Novelist Hamdy Abu Golayyel also posted on Facebook his questions about Galal Amin as the head of the jury.
Indeed, Amin lost a few friends in the literary community in 1999, when he joined the press campaign against Dr. Samia Mehrez’s teaching of Mohammad Choukri’s For Bread Alone with his article, “A Definitive Demonstration of the Difference between For Bread Alone and Season of Migration to the North.”
In it, Amin wrote:
A novel can be humanistic while describing theft,debauchery, drunkenness or drug addiction, but of course under certain conditions. The most important of them is that the hero, the narrator of the story, he through whom we see the novelistic facts taking place and through whose eyes we judge these facts, must be fundamentally noble (…), intrinsically clean, however dirty be the actions he is led to commit, despite his own will. (…) As a matter of fact, there is not, in the one hundred and fifty pages of For Bread Alone, the faintest indication that its hero is intrinsically clean. He appears to be a rogue, devoid of any positive attitude…. So what is to be expected from the reader except indifference and disgust?

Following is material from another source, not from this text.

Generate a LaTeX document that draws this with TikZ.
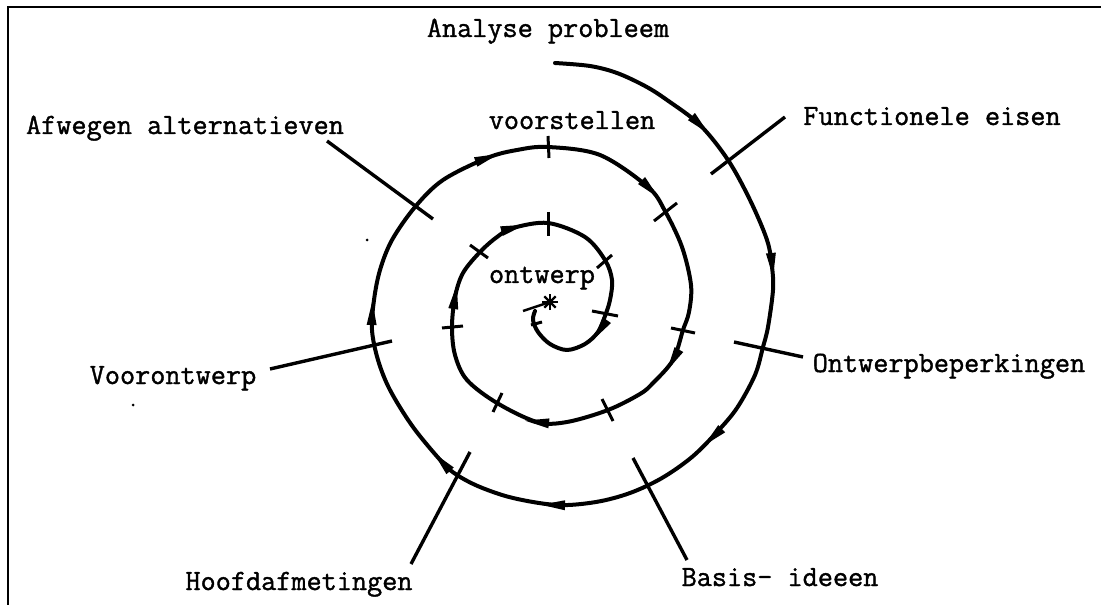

Amin is also an accomplished writer (his autobiography has been widely acclaimed) and a professor at the American University in Cairo.
The other judges are: Lebanese academic and critic Sobhi al-Boustani; the esteemed Ali Ferzat, who is head of the Arab Cartoonists’ Association, and owner and chief editor of the independent Syrian daily newspaper Al-Domari; Polish academic and Professor of Arabic Literature at the Arts College of the Jagiellonian University of Cracow, Barbara Michalak-Pikulska, and Professor Zahia Smail Salhi, specialist in Arabic Literature Classical and Modern and Gender Studies at Manchester University.
The novels on this year’s shortlist are Sinan Antoon’s Ave Maria, Jana Elhassan’s I, She, and Other Women, Mohammad Hassan Alwan’s The Beaver, Ibrahim Eissa’s Mowlana, Saud Alsanousi’s The Bamboo Stick, and Hussein al-Wad’s His Excellency The Minister.
From ArabLit Facebook comments:
Nesrine Muhammad: I do trust Galal Amin, I don’t think he’s conservative at all but professional. I remember that he praised Alaa Al Aswani’s Chicago when it was first published, so I dont think it is fair to describe him like ” conservative and traditional and he is anti-experimentation”!!
Amira Abd El-Khalek I remember the issue at AUC with the teaching of Mohammed Choukri. I’m not a huge fan of Amin and my friends will frown but regardless of what I think about him, I don’t believe an economist should be the judging chair of the IPAF. One of the judges maybe, maybe, but not chair.
Cleopatra Rogers Mohammed Choukry’s works immoral? I am astonished!
I’m fairly sure that last one is sarcasm.